PEG-80 sorbitan laurate
"found naturally in various berries and fruits...used as a sweetening agent, food additive, toothpaste, tobacco..."
(off the hook with this one, but how the hell is this supposed to help clean my hair?)


sodium trideceth sulfate
"classified as not expected to be potentially toxic or harmful."
(this is the first...and last...thing i read about sodium trideceth sulfate)


fast forward to now.

i just got lazy. and tired. i still have at least 8 ingredients to look up. but i'm tired. and lazy. and i figure if 3 out of the first 4 ingredients won't kill me, then i'm off the hook.

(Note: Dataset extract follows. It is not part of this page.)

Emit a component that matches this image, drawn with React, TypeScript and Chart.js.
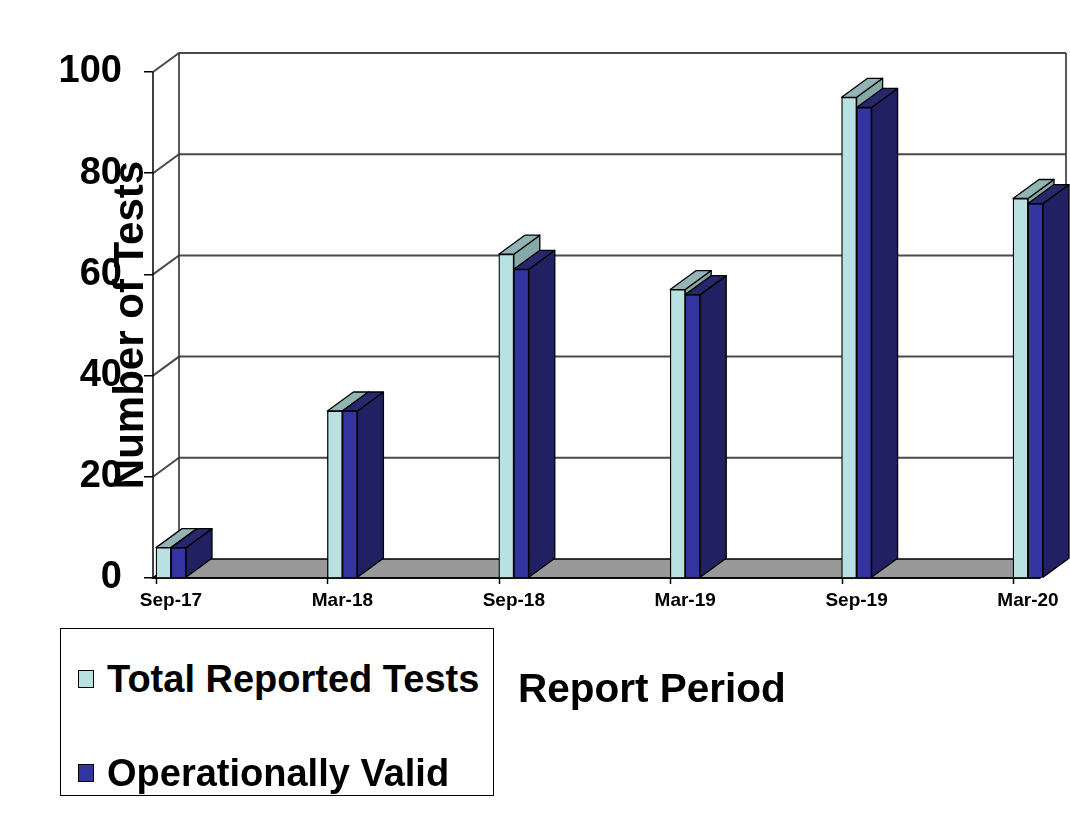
import React, { useEffect, useRef } from 'react';
import { Chart, registerables } from 'chart.js';

Chart.register(...registerables);

// ---- data ----
const categories = ['Sep-17', 'Mar-18', 'Sep-18', 'Mar-19', 'Sep-19', 'Mar-20'];
const totalReportedTests = [6, 33, 64, 57, 95, 75];
const operationallyValid = [6, 33, 61, 56, 93, 74];
const yTickValues = [0, 20, 40, 60, 80, 100];
const seriesLabels = ['Total Reported Tests', 'Operationally Valid'];

// ---- style ----
const FONT = '"Liberation Sans", Arial, Helvetica, sans-serif';
const COLORS = {
  lightFront: '#B9E1E1',
  lightTop: '#93B4B4',
  lightSide: '#87A8A8',
  darkFront: '#3434A0',
  darkTop: '#27276C',
  darkSide: '#202062',
  floor: '#999999',
  grid: '#4a4a4a',
};
const BAR_W = 15;
const DX = 26;
const DY = 19;

function drawFaces(ctx: CanvasRenderingContext2D, el: any, side: string, top: string) {
  const l = el.x - el.width / 2;
  const r = el.x + el.width / 2;
  const yt = el.y;
  const base = el.base;
  ctx.lineWidth = 1.3;
  ctx.strokeStyle = '#000';
  ctx.lineJoin = 'round';
  // side face
  ctx.beginPath();
  ctx.moveTo(r, yt);
  ctx.lineTo(r + DX, yt - DY);
  ctx.lineTo(r + DX, base - DY);
  ctx.lineTo(r, base);
  ctx.closePath();
  ctx.fillStyle = side;
  ctx.fill();
  ctx.stroke();
  // top face
  ctx.beginPath();
  ctx.moveTo(l, yt);
  ctx.lineTo(r, yt);
  ctx.lineTo(r + DX, yt - DY);
  ctx.lineTo(l + DX, yt - DY);
  ctx.closePath();
  ctx.fillStyle = top;
  ctx.fill();
  ctx.stroke();
}

const box3d = {
  id: 'box3d',
  beforeDatasetsDraw(chart: any) {
    const ctx: CanvasRenderingContext2D = chart.ctx;
    const { left, right, top, bottom } = chart.chartArea;
    const xs = chart.scales.x;
    const ys = chart.scales.y;
    ctx.save();
    // back-wall gridlines and side-wall diagonals
    ctx.strokeStyle = COLORS.grid;
    ctx.lineWidth = 2;
    yTickValues.forEach((v) => {
      const yf = ys.getPixelForValue(v);
      const yb = yf - DY;
      ctx.beginPath();
      ctx.moveTo(left, yf);
      ctx.lineTo(left + DX, yb);
      if (v > 0) ctx.lineTo(right + DX, yb);
      ctx.stroke();
    });
    // back wall verticals
    ctx.strokeStyle = '#333';
    ctx.lineWidth = 1.6;
    ctx.beginPath();
    ctx.moveTo(left + DX, top - DY);
    ctx.lineTo(left + DX, bottom - DY);
    ctx.moveTo(right + DX, top - DY);
    ctx.lineTo(right + DX, bottom - DY);
    ctx.stroke();
    // floor
    ctx.beginPath();
    ctx.moveTo(left, bottom);
    ctx.lineTo(left + DX, bottom - DY);
    ctx.lineTo(right + DX, bottom - DY);
    ctx.lineTo(right, bottom);
    ctx.closePath();
    ctx.fillStyle = COLORS.floor;
    ctx.fill();
    ctx.strokeStyle = '#000';
    ctx.lineWidth = 1.5;
    ctx.stroke();
    // front axes
    ctx.beginPath();
    ctx.moveTo(left, top);
    ctx.lineTo(left, bottom);
    ctx.lineTo(right, bottom);
    ctx.stroke();
    // x tick marks at the left edge of each bar group
    ctx.beginPath();
    categories.forEach((_, i) => {
      const px = Math.round(xs.getPixelForValue(i) - BAR_W) + 0.5;
      ctx.moveTo(px, bottom);
      ctx.lineTo(px, bottom + 6);
    });
    ctx.stroke();
    // light bars: side + top (behind the dark fronts)
    const meta0 = chart.getDatasetMeta(0);
    meta0.data.forEach((el: any) => drawFaces(ctx, el, COLORS.lightSide, COLORS.lightTop));
    ctx.restore();
  },
  afterDatasetsDraw(chart: any) {
    const ctx: CanvasRenderingContext2D = chart.ctx;
    ctx.save();
    const meta1 = chart.getDatasetMeta(1);
    meta1.data.forEach((el: any) => drawFaces(ctx, el, COLORS.darkSide, COLORS.darkTop));
    ctx.restore();
  },
};

export default function App() {
  const canvasRef = useRef<HTMLCanvasElement | null>(null);

  useEffect(() => {
    if (!canvasRef.current) return;
    const chart = new Chart(canvasRef.current, {
      type: 'bar',
      data: {
        datasets: [
          {
            label: seriesLabels[0],
            data: totalReportedTests.map((v, i) => ({ x: i, y: v })),
            backgroundColor: COLORS.lightFront,
            borderColor: '#000',
            borderWidth: 1.3,
            barThickness: BAR_W,
            clip: false as any,
          },
          {
            label: seriesLabels[1],
            data: operationallyValid.map((v, i) => ({ x: i, y: v })),
            backgroundColor: COLORS.darkFront,
            borderColor: '#000',
            borderWidth: 1.3,
            barThickness: BAR_W,
            clip: false as any,
          },
        ],
      },
      options: {
        animation: false,
        responsive: false,
        devicePixelRatio: 1,
        layout: { padding: { top: 72, right: 28, left: 0, bottom: 0 } },
        plugins: { legend: { display: false }, tooltip: { enabled: false } },
        scales: {
          x: {
            type: 'linear',
            offset: false,
            min: -0.105,
            max: 5.07,
            afterBuildTicks: (s: any) => {
              s.ticks = categories.map((_, i) => ({ value: i }));
            },
            afterFit: (s: any) => {
              s.height = 258;
            },
            grid: { display: false, drawTicks: false, offset: false },
            border: { display: false },
            ticks: {
              autoSkip: false,
              maxRotation: 0,
              padding: 11,
              color: '#000',
              font: { family: FONT, weight: 'bold', size: 19 },
              callback: (v: any) => categories[v] ?? '',
            },
          },
          y: {
            min: 0,
            max: 100,
            afterBuildTicks: (s: any) => {
              s.ticks = yTickValues.map((v) => ({ value: v }));
            },
            afterFit: (s: any) => {
              s.width = 153;
            },
            grid: {
              display: true,
              drawOnChartArea: false,
              drawTicks: true,
              tickLength: 9,
              color: '#000',
              lineWidth: 1.5,
            },
            border: { display: false },
            ticks: {
              padding: 22,
              color: '#000',
              font: { family: FONT, weight: 'bold', size: 38 },
            },
            title: {
              display: true,
              text: 'Number of Tests',
              color: '#000',
              font: { family: FONT, weight: 'bold', size: 42 },
              padding: { top: 106, bottom: 0 },
            },
          },
        },
      },
      plugins: [box3d],
    } as any);
    return () => chart.destroy();
  }, []);

  const legendColors = [COLORS.lightFront, COLORS.darkFront];
  const legendCenters = [50, 144];

  return (
    <div style={{ position: 'fixed', left: 0, top: 0, width: 1070, height: 836, background: '#fff', overflow: 'hidden' }}>
      <canvas ref={canvasRef} width={1070} height={836} style={{ display: 'block', width: 1070, height: 836 }} />
      <div
        style={{
          position: 'absolute',
          left: 60,
          top: 628,
          width: 434,
          height: 168,
          border: '1.5px solid #000',
          boxSizing: 'border-box',
          background: '#fff',
          fontFamily: FONT,
          fontWeight: 'bold',
          color: '#000',
        }}
      >
        {seriesLabels.map((lab, i) => (
          <div key={lab}>
            <div
              style={{
                position: 'absolute',
                left: 17,
                top: legendCenters[i] - 9,
                width: 16,
                height: 18,
                boxSizing: 'border-box',
                border: '1.5px solid #000',
                background: legendColors[i],
              }}
            />
            <div
              style={{
                position: 'absolute',
                left: 46,
                top: legendCenters[i] - 25,
                height: 50,
                lineHeight: '50px',
                fontSize: 38,
                whiteSpace: 'nowrap',
              }}
            >
              {lab}
            </div>
          </div>
        ))}
      </div>
      <div
        style={{
          position: 'absolute',
          left: 518,
          top: 688 - 25,
          height: 50,
          lineHeight: '50px',
          fontSize: 40.5,
          fontFamily: FONT,
          fontWeight: 'bold',
          color: '#000',
          whiteSpace: 'nowrap',
        }}
      >
        Report Period
      </div>
    </div>
  );
}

unless, of course, there is a secret conspiracy group intent on "offing" me that knew that by the 5th ingredient i'd be too tired/lazy/a.d.d. to continue looking up random chemicals that have cryptic definitions that i'm too tired/lazy/a.d.d. to try to understand.


but for that to be the case, they'd also have to have:
a.) known i had run out of shampoo
b.) planted the coupon on the floor of a random HEB in random waco, texas
c.) known me well enough to know that i'm convinced i can use my teeth to accomplish ANYTHING [read: once upon a time (aka 2 months ago) while making a necklace i chipped my front tooth trying (& succeeding, i might add) to close a metal link...yes, with my teeth).


so yeah, i don't think i'm going to die. but my hair is still dirty.